Abstract:
The study explores and demonstrates, as it aimed to, the prospects of leveraging FinTech to
enhance access to finance for small enterprises (SEs) in Bangladesh and recommends the
required policy measures. Individual sets of preceding studies on issues including small
business growth, financial inclusions, access to finance, the FinTech revolution, or bank
FinTech collaboration have identified different sets of individual findings. These are brought
together into a coherent whole in the study, with the broader aspect of lessening the longcherished
financing problems faced by SEs through leveraging FinTech, the disruptive
phenomenon in the global financial service industries of recent days.
The research ascertains that the global studies on access to finance for small businesses have
reached a new era (starting from Beck and Demirguc-Kunt's 2006 study to the present
studies), firmly stating that ‘technology-driven and innovation-led models’ can have their
enhancement despite market imperfections. But in this regard, Bangladesh studies are
lagging behind, mostly showing the demand and supply-side constraints or the market
imperfections of debt finance for SEs following the earlier global studies (of the 1980s to
2006). Further, bank lending in Bangladesh is still characterized by the traditional lending
mechanism with the problems of information asymmetry, lack of collateral security, and
high interest. Even where banks are digital finance service-oriented, they mostly deal with
the application of FinTech payment systems. The lending aspect of FinTech is still the least
emphasized. Whereas, in current days, the funding problems are found to be resolved by the
cutting-edge features of ‘collateral-free instant lending at minimum cost’ offered by FinTech
credit in many parts of the world's SME finance practices. To lessen the above gaps both in
Bangladesh literature and practices, the prospects of FinTech credit in the banks’ lending
mechanisms were found to be mandatory to be explored.
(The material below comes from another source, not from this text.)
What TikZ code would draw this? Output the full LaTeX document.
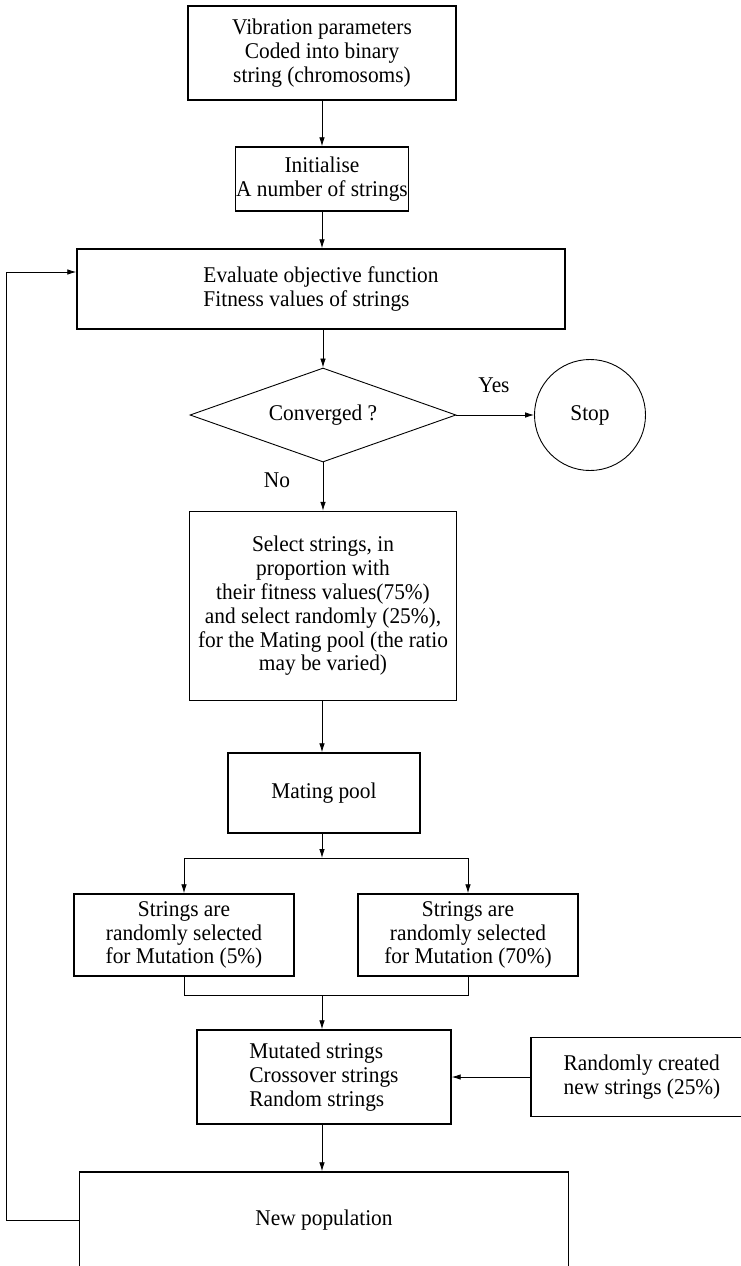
\documentclass[tikz,border=0pt]{standalone}
\usepackage{fontspec}
\setmainfont[FakeStretch=0.95]{Liberation Serif}
\usetikzlibrary{arrows.meta,shapes.geometric}

\begin{document}
\begin{tikzpicture}[
  x=1pt, y=-1pt,
  font=\fontsize{22.5}{23.8}\selectfont,
  >={Latex[length=9pt,width=5.5pt]},
  every node/.style={align=center},
  box/.style={draw, line width=1.4pt, inner sep=0pt},
  cond/.style={draw, diamond, line width=0.9pt, inner sep=0pt, aspect=2.83},
  term/.style={draw, circle, line width=0.9pt, inner sep=0pt},
  lbl/.style={inner sep=1pt},
  arr/.style={->, line width=0.8pt},
  link/.style={line width=0.8pt}
]
\useasboundingbox (0,0) rectangle (740,1266);

% top: coding and initial strings
\node[box, minimum width=268pt, minimum height=94pt] (vib) at (322,53)
  {Vibration parameters\\Coded into binary\\string (chromosoms)};
\node[box, minimum width=173pt, minimum height=64pt] (init) at (322,179)
  {Initialise\\A number of strings};
\node[box, align=left, minimum width=488pt, minimum height=80pt] (eval) at (321,289)
  {Evaluate objective function\\Fitness values of strings};

% test
\node[cond, minimum width=266pt, minimum height=94pt] (conv) at (323,415) {Converged ?};
\node[term, minimum size=111pt] (stop) at (590,415) {Stop};
\node[lbl] (yes) at (494,385) {Yes};
\node[lbl] (no) at (277,480) {No};

% selection
\node[box, minimum width=267pt, minimum height=189pt] (sel) at (323,606)
  {Select strings, in\\proportion with\\their fitness values(75\%)\\and select randomly (25\%),\\for the Mating pool (the ratio\\may be varied)};
\node[box, minimum width=192pt, minimum height=80pt] (pool) at (324,793) {Mating pool};
\coordinate (split) at (322,858);

% mutation branches
\node[box, minimum width=220pt, minimum height=82pt] (mutl) at (184,935)
  {Strings are\\randomly selected\\for Mutation (5\%)};
\node[box, minimum width=220pt, minimum height=82pt] (mutr) at (468,935)
  {Strings are\\randomly selected\\for Mutation (70\%)};
\coordinate (merge) at (322,995);

% new population
\node[box, align=left, minimum width=254pt, minimum height=94pt] (mixed) at (324,1077)
  {Mutated strings\\Crossover strings\\Random strings};
\node[box, align=left, minimum width=222pt, minimum height=79pt] (rand) at (642,1077)
  {Randomly created\\new strings (25\%)};
\node[box, minimum width=489pt, minimum height=96pt] (newpop) at (324,1220) {New population};
\coordinate (back) at (6,1220);

\draw[arr] (vib) -- (init);
\draw[arr] (init) -- (init |- eval.north);
\draw[arr] (eval.south -| conv.north) -- (conv);
\draw[arr] (conv) -- (stop);
\draw[arr] (conv) -- (conv |- sel.north);
\draw[arr] (sel.south -| split) -- (split |- pool.north);
\draw[arr] (pool.south -| split) -- (split);
\draw[arr] (split) -| (mutl);
\draw[arr] (split) -| (mutr);
\draw[link] (mutl) |- (merge);
\draw[link] (mutr) |- (merge);
\draw[arr] (merge) -- (merge |- mixed.north);
\draw[arr] (rand) -- (mixed);
\draw[arr] (mixed.south -| split) -- (split |- newpop.north);
\draw[arr] (newpop) -- (back) |- ([yshift=17pt]eval.west);
\end{tikzpicture}
\end{document}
In assessing this prospect, the study first conducted a ‘document analysis’ (Cresswell, 2014)
to get an idea of the current regulatory base that will help get the required policies to enact
FinTech credit in Bangladesh. Quantitative research was conducted on a survey of 311 small
enterprises covering all three trade, manufacturing, and service industries from the country’s
SME hubs that looked into whether leveraging FinTech would be a viable option in
Bangladesh. This was accompanied by two qualitative researches. At first, in-depth
interviews with the finance providers (primarily bankers) were held to assess their attitude
toward working with FinTech. Then another set of in-depth interviews was conducted to
understand the regulators' and financial experts’ opinions on the challenges and opportunities
of bank-FinTech collaboration.
Major explorations came up, showing that significant numbers of relevant legal and
regulatory initiatives have already been taken in line with the global standard that might
facilitate a FinTech credit environment. The quantitative research findings show that using
FinTech by SEs can significantly enhance the relevant indicators of access to finance for SEs
in Bangladesh. Thus, using FinTech by SEs is found to be prospective from a market point
of view, or the demand side of debt financing. From a supply-side perspective, it is also
found to be promising, as most of the responding banks agreed to work in a motivated state
with FinTech to finance SEs. The regulator and experts also found the bank's FinTech
business model to be a prospective one in the Bangladesh case, as it will provide collateralfree
real-time loans, ensure financial inclusion, provide comfort to banks, support banks,
sustaining and already have the country’s present regulatory base and FinTech ecosystem.
Another prime focus of the broad research objective was to identify the policy issues to be
addressed further to enact FinTech credit. Based on document analysis on the regulatory
basis of world-leading FinTech countries and of Supreme Banking Regulation Authorities,
reviews of the debt finance market here in Bangladesh, debt providers’ approaches, opinions
from the country’s banking regulatory authorities and financial experts, and last but not least,
from the experience of the pilot projects run by the newly initiated bank-FinTech
collaboration for debt finance, this study proposes required policy recommendations in eight
important areas.
Thus, the study contributes to the SE finance literature by providing an alternative theoretical
view (technology-driven and innovation-led) for combating major barriers to SE growth. It
presents, for the first time of its type, an immense elaborative research work by hosting
several quantitative and qualitative research methods on FinTech applications in debt finance
for small enterprises in Bangladesh. In addition, it recommends required policy measures to
enable a more FinTech-intensive environment for debt finance and further move toward a
bank-centric FinTech model in a transition economy where the adoption of FinTech in the
real market is still supposed to be in question. The study provides the scope to work with
further details on the products, policy enablers, or enabling technology-wise sub-sections of FinTech for SME finance in the future.